Parents of home-school students continue to express the desire for their children to be able to participate in school sports and performing arts. These requests regularly come to the NSAA, but the response we provide is seldom acceptable.
We have had many discussions with the NSAA Board of Directors about possible changes in eligibility standards for home-schooled students, including extended discussion at the NSAA Board Retreat last summer and in several monthly Board meetings. I believe that most of the NSAA Board has come to the realization that compromises can be made to the process for home-school students without compromising NSAA eligibility guidelines. the more we have looked at the issue, many of us have come to realize that there are valid reasons to explore opportunities for such students to access NSAA activities.
“I have come a long way in seeing the benefits of an open-minded approach to permitting home-school students to participate in high school sports and activities.” That was the paraphrased comments I received from a school administrator during the recent Girls State Basketball Tournament. It is my hope that more and more school administrators can understand the value of possible bylaw changes that might avail participation opportunities to this grouping of students.

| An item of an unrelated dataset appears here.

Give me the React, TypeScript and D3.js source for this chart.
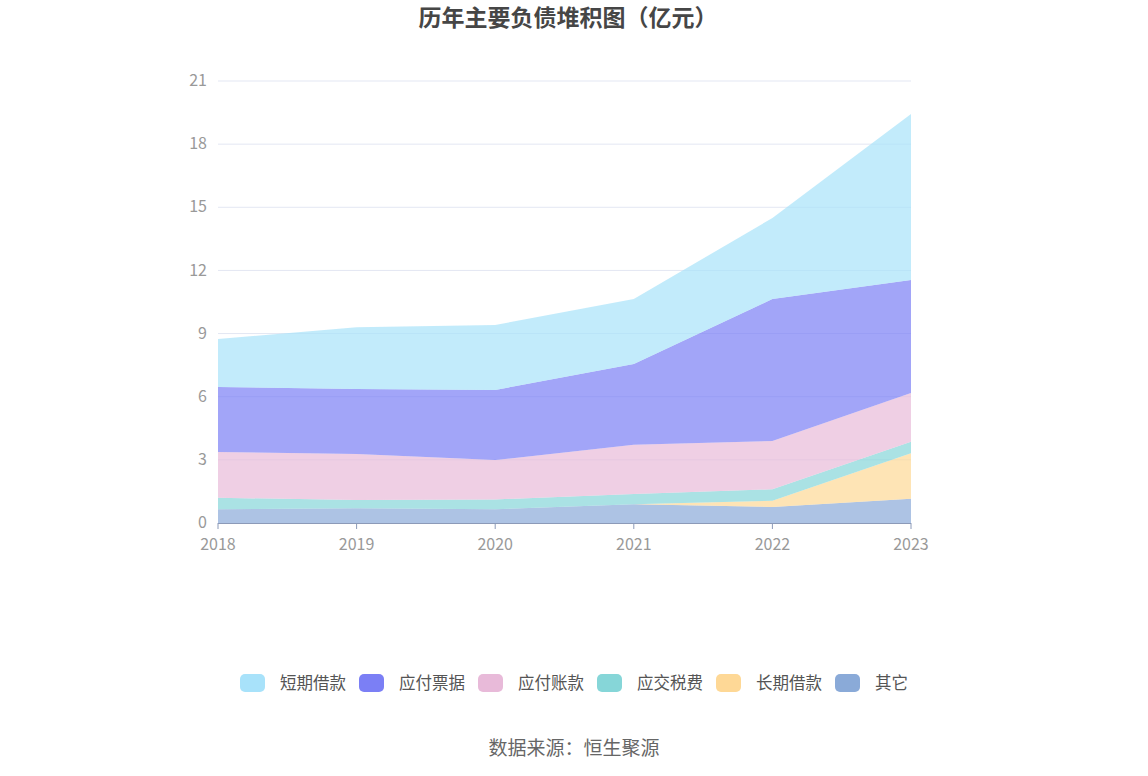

As most school administrators are aware, this year’s NSAA legislative process has included a fresh look at how home-school students might be able to participate in NSAA sports and performing arts.
During my tenure at NSAA, there have been several initiatives proposed to permit home-school students to be able to play basketball, or sing in the school’s choir, or compete in soccer. As one who served 18 years as a school superintendent, I often embraced the NSAA requirement that a student had to be at least a half-time student to be able to participate.
Yet, I’ve come to realize that the vast majority of parents of home-school students choose to home school their children got good and reasoned and closely held beliefs. I have come to realize that the home-school option often cannot be interpreted as an anti-public (or private) school initiative. It has been pointed out that it is not easy to try to teach your own children day in and day out. But many parents take this approach of home schooling for many reason — personal reasons they feel very strongly about.
The legislation that has successfully navigated the NSAA District Meeting process requires the home-school student to be enrolled in an exempt school that is approved as a Rule 13 NDE school, and it requires the student to be currently enrolled in twenty credit hours of schoolwork or four classes during the current semester; albeit under the proposed legislation only ten credit hours of that schoolwork would be required in the member school — rather than all four classes.
Further, in subsequent semesters, when looking back to make sure such students have successfully completed twenty credit hours of schoolwork the immediate preceding semester, at least ten of those twenty credit hours would need to have been earned at the member high school.
LB 58 was introduced this year in the Nebraska Legislature. The original language would have been much less restrictive than the NSAA proposal; however, in working with state senators and legislative aides, the language in the NSAA proposal was permitted to be amended into the version of LB 58 that was heard by the Education Committee. LB 58 still sits in committee, awaiting the results of the NSAA legislation at the April 7 Representative Assembly.
For the NSAA home-school proposal to pass at Representative Assembly, it will require a 3/5 favorable vote, and since it is an eligibility matter, if it passes Representative Assembly, it would require a favorable referendum vote of our member schools. If the legislative proposal is forwarded to the membership for a referendum vote, I would encourage school administrators to seriously consider the proposed changes.
I believe we have been given an opportunity to solve our own issues without interference from the Legislature. I have always held that it is preferable for NSAA issues to remain outside the Capitol walls. I believe this compromise NSAA legislation is an opportunity to provide participation opportunities for more home-school students without unduly compromising NSAA eligibility guidelines.
The NSAA proposal represents a change over what has been required in the past, but I believe it is a good consideration going forward.
I know that there are administrators in our local schools who would prefer that home-school student should have to attend the member school more than the current four classes. I understand. It would be my hope that all school administrators take an extra look at the NSAA legislative proposal to determine whether a change from the current norm might be effective for home-school students while still maintaining the integrity of our activities programs.